## Directions for this task
Repeat word for word the lines from the top of the records through the line containing "var ctx = document.getElementById('chart').getContext('2d');", and skip the pictures.

— Begin Information shown —

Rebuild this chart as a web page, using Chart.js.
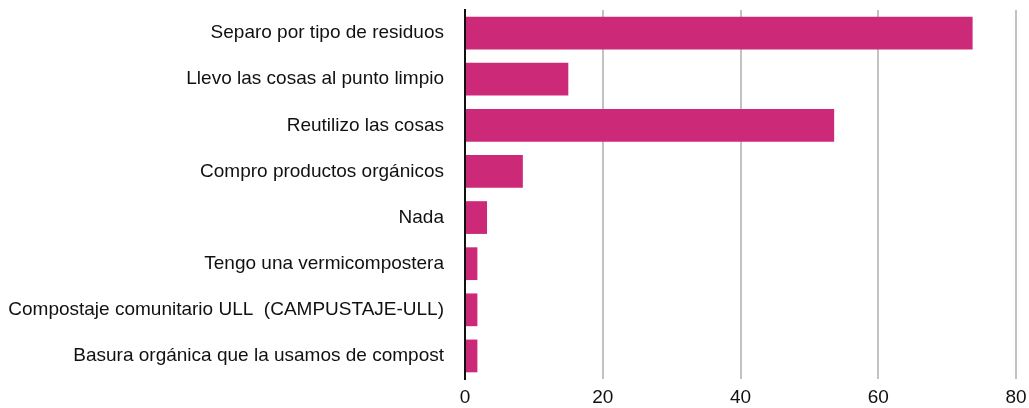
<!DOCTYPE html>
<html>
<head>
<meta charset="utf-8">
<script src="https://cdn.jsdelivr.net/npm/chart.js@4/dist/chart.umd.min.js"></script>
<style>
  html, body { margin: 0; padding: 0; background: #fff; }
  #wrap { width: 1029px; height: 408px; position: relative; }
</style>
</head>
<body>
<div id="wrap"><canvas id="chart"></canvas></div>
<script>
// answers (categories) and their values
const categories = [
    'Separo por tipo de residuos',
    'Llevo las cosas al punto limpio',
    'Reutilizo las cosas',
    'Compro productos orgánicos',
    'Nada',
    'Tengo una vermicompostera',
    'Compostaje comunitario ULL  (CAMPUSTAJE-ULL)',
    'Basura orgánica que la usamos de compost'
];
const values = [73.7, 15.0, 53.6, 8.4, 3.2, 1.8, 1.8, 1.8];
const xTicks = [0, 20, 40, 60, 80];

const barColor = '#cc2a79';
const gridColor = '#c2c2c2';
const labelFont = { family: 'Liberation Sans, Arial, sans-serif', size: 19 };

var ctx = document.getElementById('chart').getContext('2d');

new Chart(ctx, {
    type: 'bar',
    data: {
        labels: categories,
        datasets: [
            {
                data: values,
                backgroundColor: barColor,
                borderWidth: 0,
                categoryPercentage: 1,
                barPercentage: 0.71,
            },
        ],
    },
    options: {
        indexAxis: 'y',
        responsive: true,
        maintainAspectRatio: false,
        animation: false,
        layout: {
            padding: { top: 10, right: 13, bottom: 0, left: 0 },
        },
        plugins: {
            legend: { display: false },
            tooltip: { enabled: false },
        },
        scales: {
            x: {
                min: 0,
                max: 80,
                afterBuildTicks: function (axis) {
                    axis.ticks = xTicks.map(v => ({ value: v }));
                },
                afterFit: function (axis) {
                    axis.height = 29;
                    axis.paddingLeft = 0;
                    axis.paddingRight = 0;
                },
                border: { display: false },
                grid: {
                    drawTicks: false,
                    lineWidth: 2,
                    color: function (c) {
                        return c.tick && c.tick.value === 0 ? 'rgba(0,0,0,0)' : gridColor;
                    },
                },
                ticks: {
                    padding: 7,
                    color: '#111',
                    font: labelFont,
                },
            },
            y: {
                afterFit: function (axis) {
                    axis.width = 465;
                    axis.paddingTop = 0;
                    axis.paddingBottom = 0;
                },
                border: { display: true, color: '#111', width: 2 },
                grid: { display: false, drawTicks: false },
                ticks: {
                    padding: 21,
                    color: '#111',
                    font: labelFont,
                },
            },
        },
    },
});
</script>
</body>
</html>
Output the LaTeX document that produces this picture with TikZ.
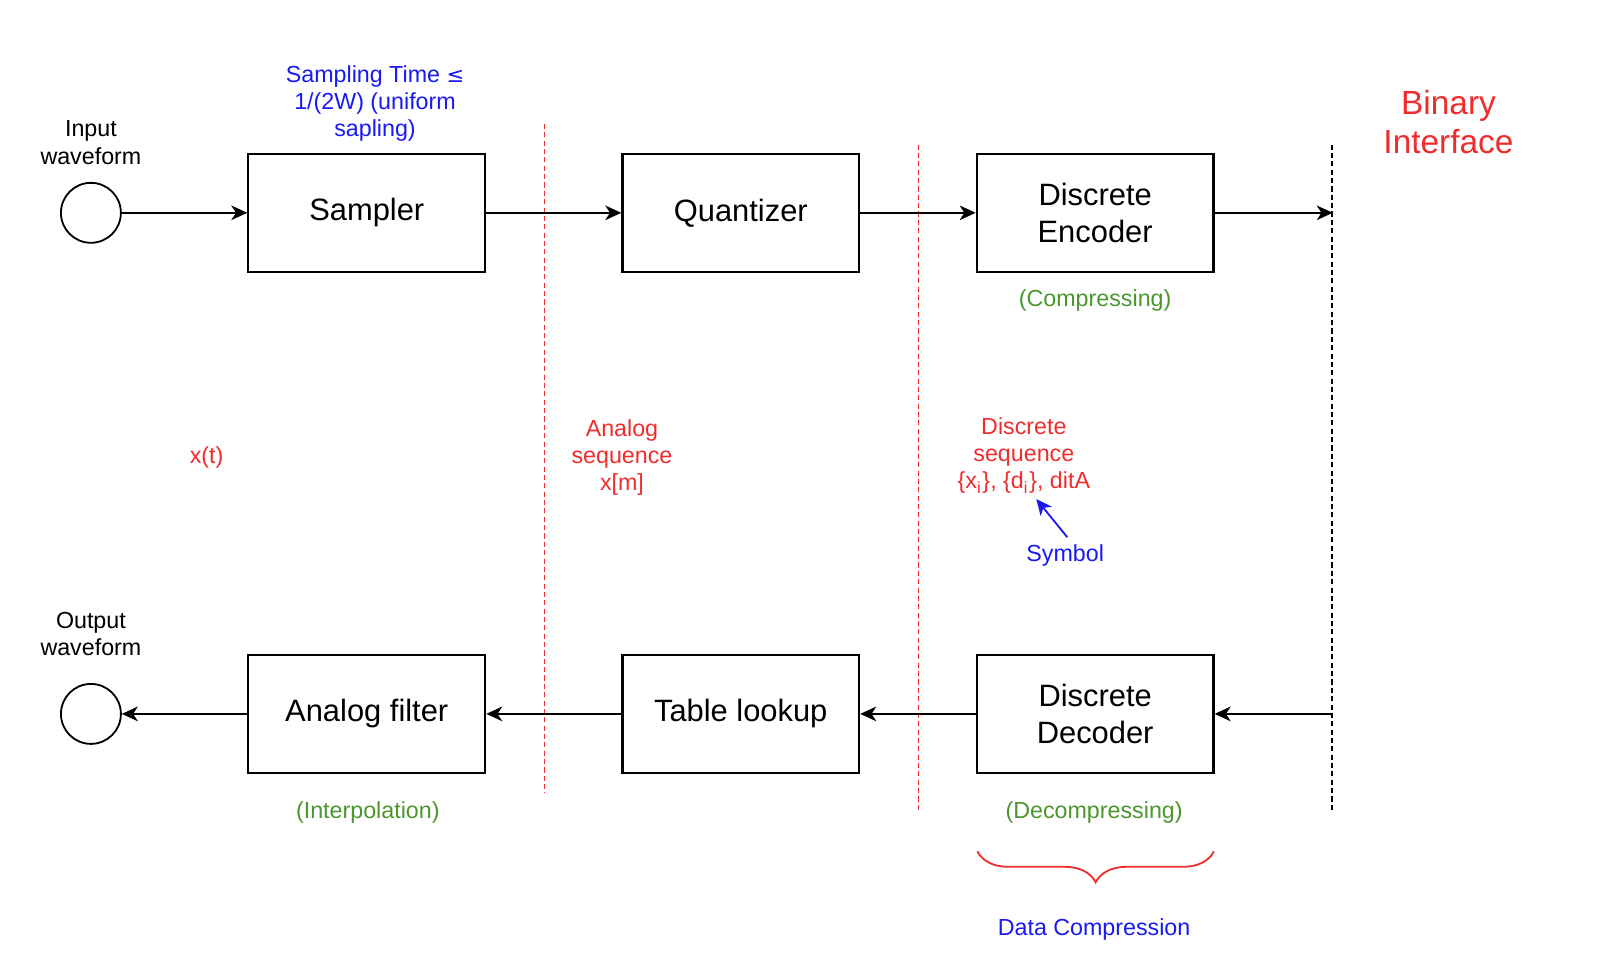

— End Information shown —

## Completed task
Rebuild this chart as a web page, using Chart.js.
<!DOCTYPE html>
<html>
<head>
<meta charset="utf-8">
<script src="https://cdn.jsdelivr.net/npm/chart.js@4/dist/chart.umd.min.js"></script>
<style>
  html, body { margin: 0; padding: 0; background: #fff; }
  #wrap { width: 1029px; height: 408px; position: relative; }
</style>
</head>
<body>
<div id="wrap"><canvas id="chart"></canvas></div>
<script>
// answers (categories) and their values
const categories = [
    'Separo por tipo de residuos',
    'Llevo las cosas al punto limpio',
    'Reutilizo las cosas',
    'Compro productos orgánicos',
    'Nada',
    'Tengo una vermicompostera',
    'Compostaje comunitario ULL  (CAMPUSTAJE-ULL)',
    'Basura orgánica que la usamos de compost'
];
const values = [73.7, 15.0, 53.6, 8.4, 3.2, 1.8, 1.8, 1.8];
const xTicks = [0, 20, 40, 60, 80];

const barColor = '#cc2a79';
const gridColor = '#c2c2c2';
const labelFont = { family: 'Liberation Sans, Arial, sans-serif', size: 19 };

var ctx = document.getElementById('chart').getContext('2d');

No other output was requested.